++++ INFORMATION SUPPLIED ++++

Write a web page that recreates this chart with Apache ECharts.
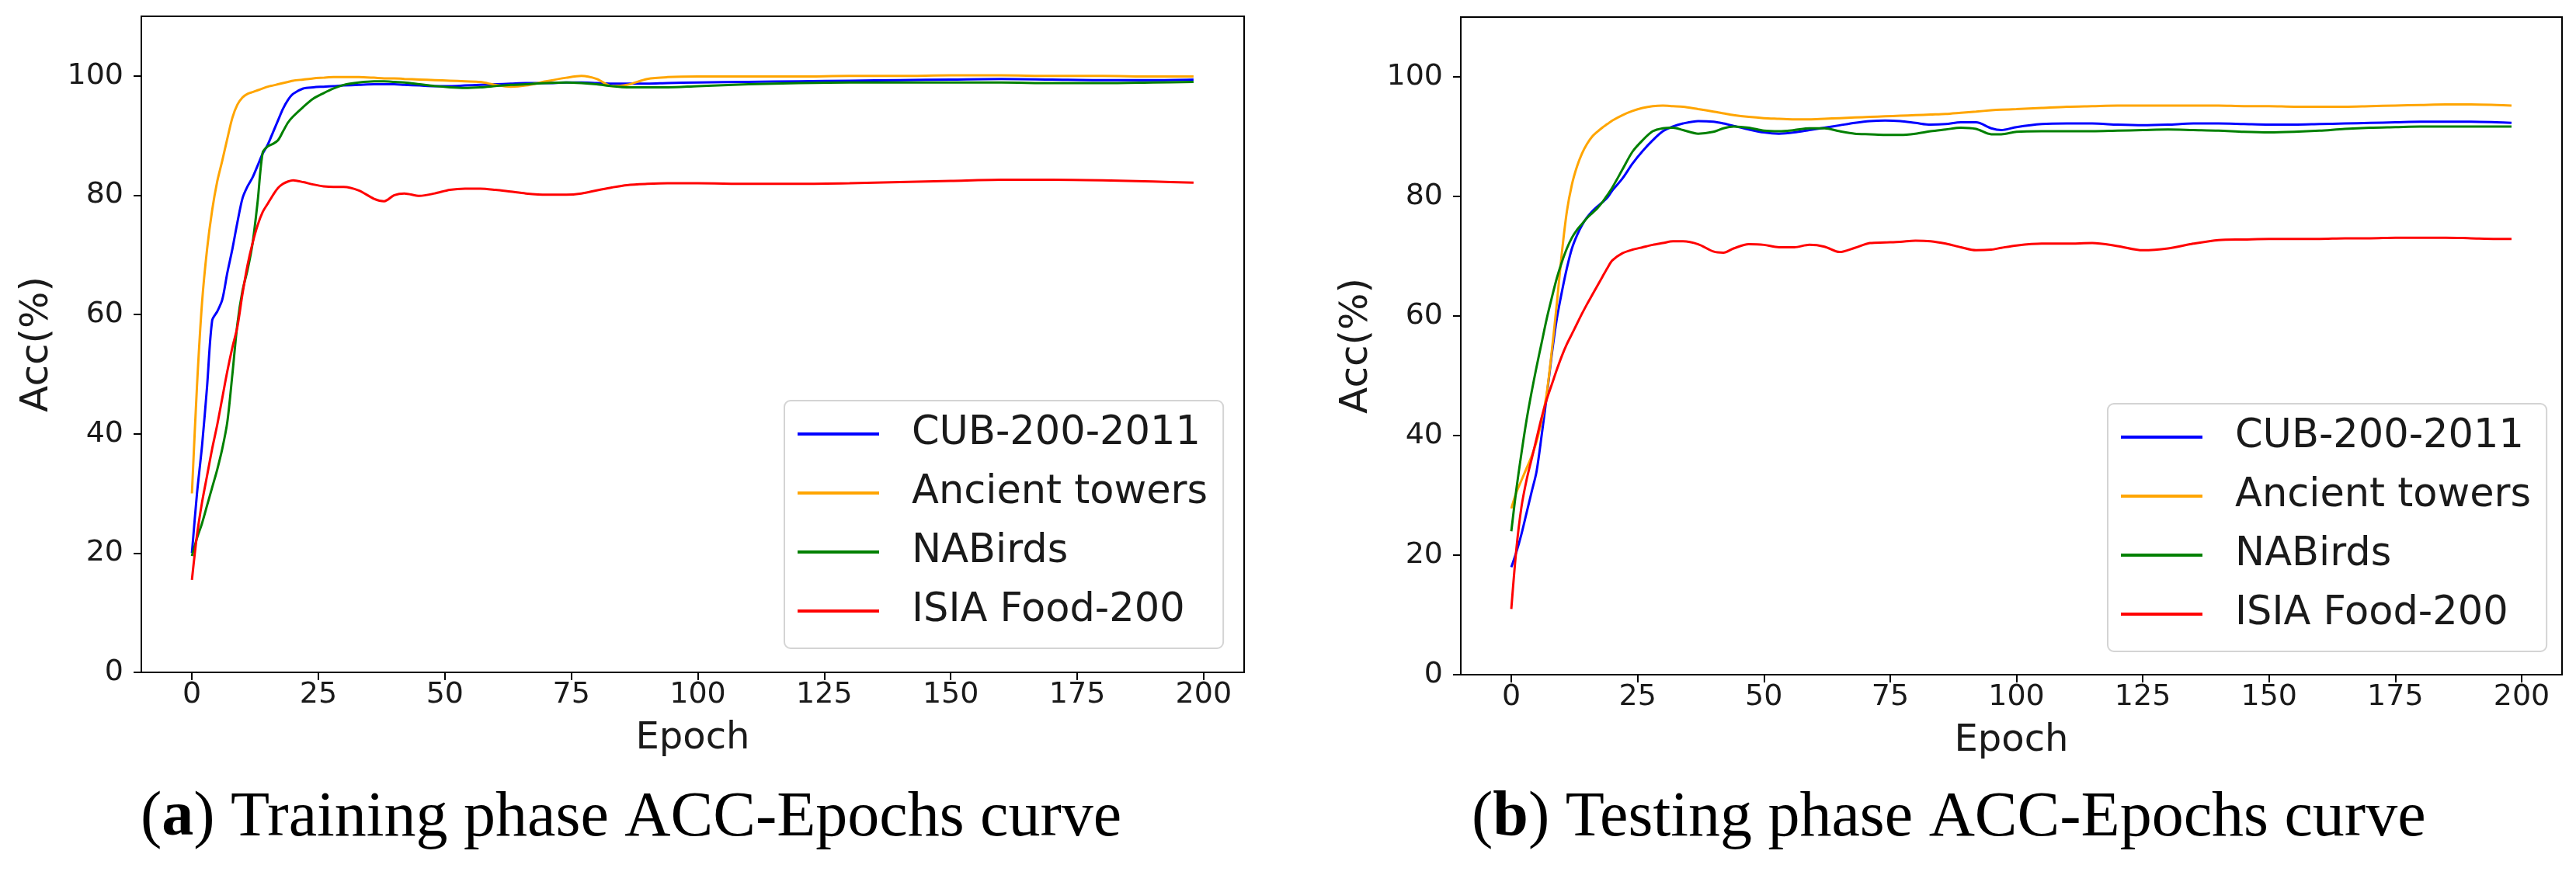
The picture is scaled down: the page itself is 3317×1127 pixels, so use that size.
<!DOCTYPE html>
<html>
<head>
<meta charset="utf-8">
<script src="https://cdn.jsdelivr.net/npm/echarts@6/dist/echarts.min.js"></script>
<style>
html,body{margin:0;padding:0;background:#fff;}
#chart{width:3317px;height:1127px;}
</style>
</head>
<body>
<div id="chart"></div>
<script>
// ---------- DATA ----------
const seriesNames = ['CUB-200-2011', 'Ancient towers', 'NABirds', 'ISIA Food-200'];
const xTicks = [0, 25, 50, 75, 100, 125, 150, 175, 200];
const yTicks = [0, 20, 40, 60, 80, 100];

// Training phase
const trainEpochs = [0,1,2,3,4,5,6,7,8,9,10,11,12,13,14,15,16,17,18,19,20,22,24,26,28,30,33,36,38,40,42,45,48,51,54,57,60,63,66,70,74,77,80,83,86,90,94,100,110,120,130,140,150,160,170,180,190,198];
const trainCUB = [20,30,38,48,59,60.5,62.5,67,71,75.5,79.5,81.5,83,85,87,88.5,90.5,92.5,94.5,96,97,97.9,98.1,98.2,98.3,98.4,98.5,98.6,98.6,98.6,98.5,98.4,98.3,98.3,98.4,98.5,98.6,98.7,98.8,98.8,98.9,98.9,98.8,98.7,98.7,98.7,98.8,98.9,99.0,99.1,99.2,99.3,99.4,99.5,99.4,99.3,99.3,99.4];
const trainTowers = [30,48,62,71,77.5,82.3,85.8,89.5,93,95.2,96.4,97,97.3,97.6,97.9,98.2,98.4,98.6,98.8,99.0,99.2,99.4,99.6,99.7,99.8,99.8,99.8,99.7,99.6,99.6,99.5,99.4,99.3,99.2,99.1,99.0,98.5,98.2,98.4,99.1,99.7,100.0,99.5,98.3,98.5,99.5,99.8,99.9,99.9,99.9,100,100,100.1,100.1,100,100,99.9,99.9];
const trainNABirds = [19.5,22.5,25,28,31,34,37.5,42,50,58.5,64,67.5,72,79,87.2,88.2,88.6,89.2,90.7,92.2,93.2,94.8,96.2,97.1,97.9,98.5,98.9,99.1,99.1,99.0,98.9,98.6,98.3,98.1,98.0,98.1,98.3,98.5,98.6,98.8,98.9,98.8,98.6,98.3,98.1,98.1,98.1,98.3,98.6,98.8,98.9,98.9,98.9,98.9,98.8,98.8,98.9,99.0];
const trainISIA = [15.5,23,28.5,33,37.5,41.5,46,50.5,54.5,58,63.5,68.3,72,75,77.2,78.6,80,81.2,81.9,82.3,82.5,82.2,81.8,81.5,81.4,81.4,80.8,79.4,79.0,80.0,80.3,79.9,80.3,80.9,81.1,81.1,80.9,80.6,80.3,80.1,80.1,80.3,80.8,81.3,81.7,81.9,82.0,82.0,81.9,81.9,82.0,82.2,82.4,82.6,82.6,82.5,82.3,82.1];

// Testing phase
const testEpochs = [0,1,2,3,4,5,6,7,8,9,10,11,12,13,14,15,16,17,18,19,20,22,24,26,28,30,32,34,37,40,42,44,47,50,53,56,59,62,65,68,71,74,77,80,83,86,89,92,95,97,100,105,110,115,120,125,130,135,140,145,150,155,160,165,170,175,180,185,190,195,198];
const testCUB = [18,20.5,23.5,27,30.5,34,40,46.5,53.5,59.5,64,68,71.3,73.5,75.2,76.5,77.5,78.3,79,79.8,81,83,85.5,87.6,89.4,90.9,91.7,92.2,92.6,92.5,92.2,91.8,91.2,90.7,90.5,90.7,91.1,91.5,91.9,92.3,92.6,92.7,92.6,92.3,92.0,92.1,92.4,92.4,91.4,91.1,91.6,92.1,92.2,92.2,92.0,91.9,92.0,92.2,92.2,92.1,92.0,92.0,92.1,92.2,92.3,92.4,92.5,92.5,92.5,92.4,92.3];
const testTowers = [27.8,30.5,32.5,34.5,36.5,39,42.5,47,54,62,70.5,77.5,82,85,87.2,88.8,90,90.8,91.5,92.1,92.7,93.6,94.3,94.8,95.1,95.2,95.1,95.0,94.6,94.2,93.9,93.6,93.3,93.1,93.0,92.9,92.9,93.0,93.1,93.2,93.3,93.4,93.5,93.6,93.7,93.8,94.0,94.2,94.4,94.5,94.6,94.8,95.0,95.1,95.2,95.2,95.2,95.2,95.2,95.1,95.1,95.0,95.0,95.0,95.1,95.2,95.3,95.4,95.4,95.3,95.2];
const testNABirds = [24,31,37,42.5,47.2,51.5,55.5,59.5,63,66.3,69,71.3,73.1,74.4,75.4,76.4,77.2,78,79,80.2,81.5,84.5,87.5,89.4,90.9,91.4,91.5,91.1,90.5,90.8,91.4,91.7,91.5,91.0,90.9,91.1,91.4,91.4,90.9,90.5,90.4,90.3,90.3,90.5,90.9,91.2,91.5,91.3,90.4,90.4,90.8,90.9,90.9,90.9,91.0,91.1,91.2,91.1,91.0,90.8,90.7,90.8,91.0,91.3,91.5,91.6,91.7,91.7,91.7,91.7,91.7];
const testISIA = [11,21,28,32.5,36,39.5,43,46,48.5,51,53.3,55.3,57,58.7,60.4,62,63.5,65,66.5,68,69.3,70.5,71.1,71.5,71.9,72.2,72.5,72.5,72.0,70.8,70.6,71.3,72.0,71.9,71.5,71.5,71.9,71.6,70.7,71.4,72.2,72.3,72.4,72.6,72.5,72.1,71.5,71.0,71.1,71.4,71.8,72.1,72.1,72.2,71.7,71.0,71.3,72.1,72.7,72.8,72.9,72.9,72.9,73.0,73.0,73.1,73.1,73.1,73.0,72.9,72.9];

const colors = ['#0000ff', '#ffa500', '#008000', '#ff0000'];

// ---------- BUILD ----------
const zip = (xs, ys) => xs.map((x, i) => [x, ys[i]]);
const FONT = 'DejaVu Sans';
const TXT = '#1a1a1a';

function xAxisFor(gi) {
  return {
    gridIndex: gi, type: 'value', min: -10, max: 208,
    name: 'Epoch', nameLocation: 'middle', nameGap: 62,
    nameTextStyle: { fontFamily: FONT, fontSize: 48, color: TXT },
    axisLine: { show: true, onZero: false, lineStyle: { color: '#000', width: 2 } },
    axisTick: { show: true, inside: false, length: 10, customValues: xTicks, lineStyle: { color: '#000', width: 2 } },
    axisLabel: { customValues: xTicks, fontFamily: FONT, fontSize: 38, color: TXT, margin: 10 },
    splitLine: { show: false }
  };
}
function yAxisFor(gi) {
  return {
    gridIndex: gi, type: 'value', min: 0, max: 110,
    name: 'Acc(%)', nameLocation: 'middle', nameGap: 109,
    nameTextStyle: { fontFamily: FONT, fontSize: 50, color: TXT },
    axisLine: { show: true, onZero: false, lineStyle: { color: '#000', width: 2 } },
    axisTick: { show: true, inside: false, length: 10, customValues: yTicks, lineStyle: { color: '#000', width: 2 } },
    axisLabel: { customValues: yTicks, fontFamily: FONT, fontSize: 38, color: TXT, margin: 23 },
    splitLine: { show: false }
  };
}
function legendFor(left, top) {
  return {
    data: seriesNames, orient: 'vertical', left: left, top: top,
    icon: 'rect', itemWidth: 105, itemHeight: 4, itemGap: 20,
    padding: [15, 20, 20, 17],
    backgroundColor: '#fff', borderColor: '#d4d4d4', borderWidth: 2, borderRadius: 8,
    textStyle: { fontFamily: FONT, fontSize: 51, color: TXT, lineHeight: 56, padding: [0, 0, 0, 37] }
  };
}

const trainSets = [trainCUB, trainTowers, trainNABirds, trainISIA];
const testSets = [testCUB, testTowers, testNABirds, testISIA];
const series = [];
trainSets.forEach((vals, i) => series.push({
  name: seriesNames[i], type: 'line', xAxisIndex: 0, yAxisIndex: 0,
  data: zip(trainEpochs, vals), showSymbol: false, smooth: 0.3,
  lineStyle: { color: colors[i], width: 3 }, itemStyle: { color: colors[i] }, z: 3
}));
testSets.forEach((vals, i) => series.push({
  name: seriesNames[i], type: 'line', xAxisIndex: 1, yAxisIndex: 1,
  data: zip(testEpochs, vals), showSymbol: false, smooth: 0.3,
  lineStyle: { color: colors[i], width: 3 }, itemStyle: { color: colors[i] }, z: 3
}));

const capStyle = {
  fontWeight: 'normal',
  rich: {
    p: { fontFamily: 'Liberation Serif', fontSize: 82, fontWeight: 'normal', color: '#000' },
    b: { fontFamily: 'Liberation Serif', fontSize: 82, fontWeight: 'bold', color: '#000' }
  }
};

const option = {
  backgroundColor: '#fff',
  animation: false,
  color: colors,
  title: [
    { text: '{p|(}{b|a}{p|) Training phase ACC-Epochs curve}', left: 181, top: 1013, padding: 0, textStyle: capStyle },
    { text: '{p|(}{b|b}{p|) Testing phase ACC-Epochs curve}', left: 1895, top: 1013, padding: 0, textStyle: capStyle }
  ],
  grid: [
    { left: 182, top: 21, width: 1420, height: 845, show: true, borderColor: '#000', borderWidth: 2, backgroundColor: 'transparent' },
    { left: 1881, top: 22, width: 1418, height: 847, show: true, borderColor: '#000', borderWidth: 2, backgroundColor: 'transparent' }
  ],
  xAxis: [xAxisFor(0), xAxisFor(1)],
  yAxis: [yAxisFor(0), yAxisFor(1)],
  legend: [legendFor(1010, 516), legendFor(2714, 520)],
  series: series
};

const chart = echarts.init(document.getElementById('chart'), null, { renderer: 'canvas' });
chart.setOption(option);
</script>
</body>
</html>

++++
++++ INFORMATION SUPPLIED ++++

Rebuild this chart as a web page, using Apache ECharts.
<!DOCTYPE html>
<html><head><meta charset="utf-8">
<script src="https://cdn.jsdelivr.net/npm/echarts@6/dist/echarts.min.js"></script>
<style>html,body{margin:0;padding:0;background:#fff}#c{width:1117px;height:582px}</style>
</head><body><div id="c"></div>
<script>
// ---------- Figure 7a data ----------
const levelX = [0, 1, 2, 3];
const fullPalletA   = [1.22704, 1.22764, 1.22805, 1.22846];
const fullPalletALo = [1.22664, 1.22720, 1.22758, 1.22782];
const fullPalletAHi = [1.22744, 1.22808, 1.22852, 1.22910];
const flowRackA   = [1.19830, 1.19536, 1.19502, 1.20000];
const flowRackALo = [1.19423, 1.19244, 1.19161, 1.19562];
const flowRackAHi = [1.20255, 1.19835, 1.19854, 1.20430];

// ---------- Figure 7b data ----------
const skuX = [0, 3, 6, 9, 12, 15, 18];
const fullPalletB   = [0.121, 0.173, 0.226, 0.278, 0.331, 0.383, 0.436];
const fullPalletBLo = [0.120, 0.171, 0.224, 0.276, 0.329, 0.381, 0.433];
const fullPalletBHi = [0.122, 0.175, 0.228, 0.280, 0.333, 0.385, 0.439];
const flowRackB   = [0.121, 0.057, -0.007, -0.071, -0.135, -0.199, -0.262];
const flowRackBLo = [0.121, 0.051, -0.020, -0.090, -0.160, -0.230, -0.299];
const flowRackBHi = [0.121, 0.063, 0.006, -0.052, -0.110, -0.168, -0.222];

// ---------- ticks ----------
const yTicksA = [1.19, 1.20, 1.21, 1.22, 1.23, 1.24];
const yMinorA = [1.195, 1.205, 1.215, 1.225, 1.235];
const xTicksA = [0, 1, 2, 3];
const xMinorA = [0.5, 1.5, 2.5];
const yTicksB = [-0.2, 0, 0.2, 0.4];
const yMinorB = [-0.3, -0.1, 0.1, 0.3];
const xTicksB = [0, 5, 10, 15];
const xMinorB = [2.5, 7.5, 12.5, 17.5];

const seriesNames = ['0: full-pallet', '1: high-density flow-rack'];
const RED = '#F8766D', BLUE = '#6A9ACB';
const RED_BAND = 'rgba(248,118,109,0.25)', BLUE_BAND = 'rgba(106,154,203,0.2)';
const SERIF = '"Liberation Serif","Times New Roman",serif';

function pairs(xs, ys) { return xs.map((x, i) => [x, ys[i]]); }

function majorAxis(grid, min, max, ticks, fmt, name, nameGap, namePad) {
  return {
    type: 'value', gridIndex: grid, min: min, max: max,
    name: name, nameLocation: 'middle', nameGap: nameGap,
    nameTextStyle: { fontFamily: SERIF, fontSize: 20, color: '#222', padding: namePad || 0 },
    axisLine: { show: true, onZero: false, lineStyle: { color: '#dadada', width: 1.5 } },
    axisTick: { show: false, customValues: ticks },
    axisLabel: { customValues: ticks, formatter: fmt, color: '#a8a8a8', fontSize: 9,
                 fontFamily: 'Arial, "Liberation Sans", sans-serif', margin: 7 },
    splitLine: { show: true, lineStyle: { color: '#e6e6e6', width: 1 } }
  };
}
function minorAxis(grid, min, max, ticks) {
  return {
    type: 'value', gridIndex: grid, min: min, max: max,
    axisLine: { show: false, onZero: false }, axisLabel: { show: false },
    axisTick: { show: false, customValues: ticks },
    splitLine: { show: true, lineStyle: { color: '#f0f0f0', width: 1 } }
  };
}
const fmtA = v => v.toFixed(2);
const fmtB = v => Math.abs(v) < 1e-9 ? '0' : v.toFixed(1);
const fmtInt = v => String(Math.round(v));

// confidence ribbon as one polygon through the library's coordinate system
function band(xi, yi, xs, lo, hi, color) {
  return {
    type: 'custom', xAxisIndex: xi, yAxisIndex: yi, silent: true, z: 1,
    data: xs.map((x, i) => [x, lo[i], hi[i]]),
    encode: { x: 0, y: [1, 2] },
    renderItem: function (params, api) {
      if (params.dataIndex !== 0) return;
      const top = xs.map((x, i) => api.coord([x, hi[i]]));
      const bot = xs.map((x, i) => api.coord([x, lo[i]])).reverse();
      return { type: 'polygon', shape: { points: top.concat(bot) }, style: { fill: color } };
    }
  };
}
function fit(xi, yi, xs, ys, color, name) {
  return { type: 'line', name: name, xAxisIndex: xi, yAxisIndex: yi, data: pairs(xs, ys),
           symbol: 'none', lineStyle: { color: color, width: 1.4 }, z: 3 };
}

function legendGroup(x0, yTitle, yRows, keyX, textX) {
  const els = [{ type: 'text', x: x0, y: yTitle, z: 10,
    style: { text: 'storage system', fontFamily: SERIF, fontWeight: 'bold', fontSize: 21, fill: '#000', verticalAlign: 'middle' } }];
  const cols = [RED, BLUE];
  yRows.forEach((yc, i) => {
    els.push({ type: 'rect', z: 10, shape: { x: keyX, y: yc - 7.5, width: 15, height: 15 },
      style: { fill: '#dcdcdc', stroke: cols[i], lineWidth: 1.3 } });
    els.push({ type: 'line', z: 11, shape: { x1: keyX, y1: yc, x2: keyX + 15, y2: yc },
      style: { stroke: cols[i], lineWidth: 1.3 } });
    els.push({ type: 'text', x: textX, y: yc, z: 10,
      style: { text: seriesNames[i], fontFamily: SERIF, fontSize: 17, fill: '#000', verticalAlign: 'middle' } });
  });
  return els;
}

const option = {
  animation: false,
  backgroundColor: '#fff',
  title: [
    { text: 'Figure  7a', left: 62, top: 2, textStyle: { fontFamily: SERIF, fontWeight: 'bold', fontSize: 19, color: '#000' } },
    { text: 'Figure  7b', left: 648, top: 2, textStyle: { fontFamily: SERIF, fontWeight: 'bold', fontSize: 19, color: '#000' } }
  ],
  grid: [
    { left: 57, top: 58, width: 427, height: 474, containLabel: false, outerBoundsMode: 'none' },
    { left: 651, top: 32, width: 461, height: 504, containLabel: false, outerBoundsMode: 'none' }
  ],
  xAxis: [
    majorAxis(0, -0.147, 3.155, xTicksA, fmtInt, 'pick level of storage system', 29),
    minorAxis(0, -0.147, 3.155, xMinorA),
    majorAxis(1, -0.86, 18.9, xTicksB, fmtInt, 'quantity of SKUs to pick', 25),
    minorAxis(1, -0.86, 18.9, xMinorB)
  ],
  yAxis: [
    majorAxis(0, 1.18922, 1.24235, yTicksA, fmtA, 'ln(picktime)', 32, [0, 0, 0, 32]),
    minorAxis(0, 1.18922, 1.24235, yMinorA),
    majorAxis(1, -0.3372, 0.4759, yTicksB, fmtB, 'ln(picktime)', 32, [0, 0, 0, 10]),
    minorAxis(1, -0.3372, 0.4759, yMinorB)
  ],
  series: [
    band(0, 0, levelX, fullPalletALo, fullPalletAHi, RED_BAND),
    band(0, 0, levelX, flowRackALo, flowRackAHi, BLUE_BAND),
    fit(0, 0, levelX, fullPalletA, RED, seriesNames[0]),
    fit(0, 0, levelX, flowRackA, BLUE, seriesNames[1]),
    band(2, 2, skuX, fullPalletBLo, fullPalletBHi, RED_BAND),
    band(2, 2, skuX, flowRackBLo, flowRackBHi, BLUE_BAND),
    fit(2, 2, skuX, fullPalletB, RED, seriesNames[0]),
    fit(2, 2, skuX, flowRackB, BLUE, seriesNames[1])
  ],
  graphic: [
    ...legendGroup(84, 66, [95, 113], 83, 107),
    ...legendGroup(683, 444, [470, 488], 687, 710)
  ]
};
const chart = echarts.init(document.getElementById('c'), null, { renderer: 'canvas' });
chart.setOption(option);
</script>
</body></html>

++++

Transcribe, exactly and without additions, the lines of the records above, beginning with the line that contains "The picture is" and ending with the line that contains "const yTicks = [0, 20, 40, 60, 80, 100];", both included.

The picture is scaled down: the page itself is 3317×1127 pixels, so use that size.
<!DOCTYPE html>
<html>
<head>
<meta charset="utf-8">
<script src="https://cdn.jsdelivr.net/npm/echarts@6/dist/echarts.min.js"></script>
<style>
html,body{margin:0;padding:0;background:#fff;}
#chart{width:3317px;height:1127px;}
</style>
</head>
<body>
<div id="chart"></div>
<script>
// ---------- DATA ----------
const seriesNames = ['CUB-200-2011', 'Ancient towers', 'NABirds', 'ISIA Food-200'];
const xTicks = [0, 25, 50, 75, 100, 125, 150, 175, 200];
const yTicks = [0, 20, 40, 60, 80, 100];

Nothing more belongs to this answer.